PROBLEM STATEMENT: Look through the material and copy each line holding "that".

DATASET ENTRIES:
::::::

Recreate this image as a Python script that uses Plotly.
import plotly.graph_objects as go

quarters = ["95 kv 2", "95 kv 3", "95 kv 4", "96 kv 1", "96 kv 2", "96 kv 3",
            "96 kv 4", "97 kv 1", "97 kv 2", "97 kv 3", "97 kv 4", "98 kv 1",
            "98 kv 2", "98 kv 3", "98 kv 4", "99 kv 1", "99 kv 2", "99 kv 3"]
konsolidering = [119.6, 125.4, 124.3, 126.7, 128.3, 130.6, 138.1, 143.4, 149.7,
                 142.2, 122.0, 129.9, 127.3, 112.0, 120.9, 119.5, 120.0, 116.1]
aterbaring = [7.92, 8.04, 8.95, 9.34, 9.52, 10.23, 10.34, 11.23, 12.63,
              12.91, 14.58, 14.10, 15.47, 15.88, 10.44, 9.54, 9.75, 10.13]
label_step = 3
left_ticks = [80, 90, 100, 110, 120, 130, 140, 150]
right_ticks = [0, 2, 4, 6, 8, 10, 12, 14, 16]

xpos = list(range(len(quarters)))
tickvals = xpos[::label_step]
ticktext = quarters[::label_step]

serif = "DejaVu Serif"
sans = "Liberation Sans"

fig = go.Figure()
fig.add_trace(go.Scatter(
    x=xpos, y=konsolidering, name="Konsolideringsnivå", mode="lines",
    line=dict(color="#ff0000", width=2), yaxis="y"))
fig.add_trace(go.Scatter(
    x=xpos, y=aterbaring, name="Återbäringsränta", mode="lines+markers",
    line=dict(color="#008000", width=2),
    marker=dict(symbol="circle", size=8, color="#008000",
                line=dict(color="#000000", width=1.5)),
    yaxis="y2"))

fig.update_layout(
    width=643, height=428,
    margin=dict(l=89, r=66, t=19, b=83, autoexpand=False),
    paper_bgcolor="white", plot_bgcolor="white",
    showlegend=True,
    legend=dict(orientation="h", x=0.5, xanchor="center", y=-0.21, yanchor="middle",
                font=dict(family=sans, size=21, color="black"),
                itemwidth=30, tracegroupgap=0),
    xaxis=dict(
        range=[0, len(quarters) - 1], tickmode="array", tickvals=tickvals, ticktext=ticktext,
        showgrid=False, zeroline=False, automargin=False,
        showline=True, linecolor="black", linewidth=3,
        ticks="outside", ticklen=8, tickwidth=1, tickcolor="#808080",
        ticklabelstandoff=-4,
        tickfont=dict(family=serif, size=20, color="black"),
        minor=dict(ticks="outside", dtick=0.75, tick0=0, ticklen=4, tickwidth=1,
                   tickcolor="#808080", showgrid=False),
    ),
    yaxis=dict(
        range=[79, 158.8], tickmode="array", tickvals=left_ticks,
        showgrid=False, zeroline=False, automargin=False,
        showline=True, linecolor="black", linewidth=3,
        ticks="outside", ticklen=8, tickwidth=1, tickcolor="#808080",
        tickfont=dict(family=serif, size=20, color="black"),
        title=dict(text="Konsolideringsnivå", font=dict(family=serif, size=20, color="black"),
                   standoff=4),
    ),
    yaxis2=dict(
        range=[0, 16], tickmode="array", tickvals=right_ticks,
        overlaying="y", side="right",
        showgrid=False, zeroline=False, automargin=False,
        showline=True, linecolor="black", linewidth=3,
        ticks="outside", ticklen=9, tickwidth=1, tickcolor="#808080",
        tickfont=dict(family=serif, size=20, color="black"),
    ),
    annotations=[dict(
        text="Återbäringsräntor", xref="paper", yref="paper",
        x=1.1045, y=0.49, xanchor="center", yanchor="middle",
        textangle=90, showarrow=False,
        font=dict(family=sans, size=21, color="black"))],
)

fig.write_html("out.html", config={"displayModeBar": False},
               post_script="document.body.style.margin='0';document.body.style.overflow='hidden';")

::::::

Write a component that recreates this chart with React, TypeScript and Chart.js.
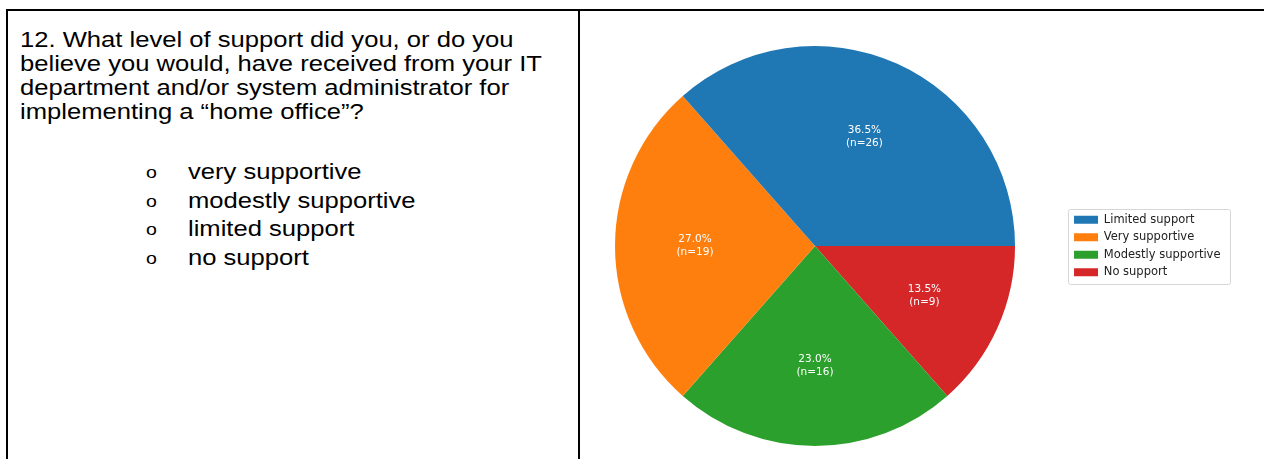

::::::

WRITTEN ANSWER:
Recreate this image as a Python script that uses Plotly.
Write a component that recreates this chart with React, TypeScript and Chart.js.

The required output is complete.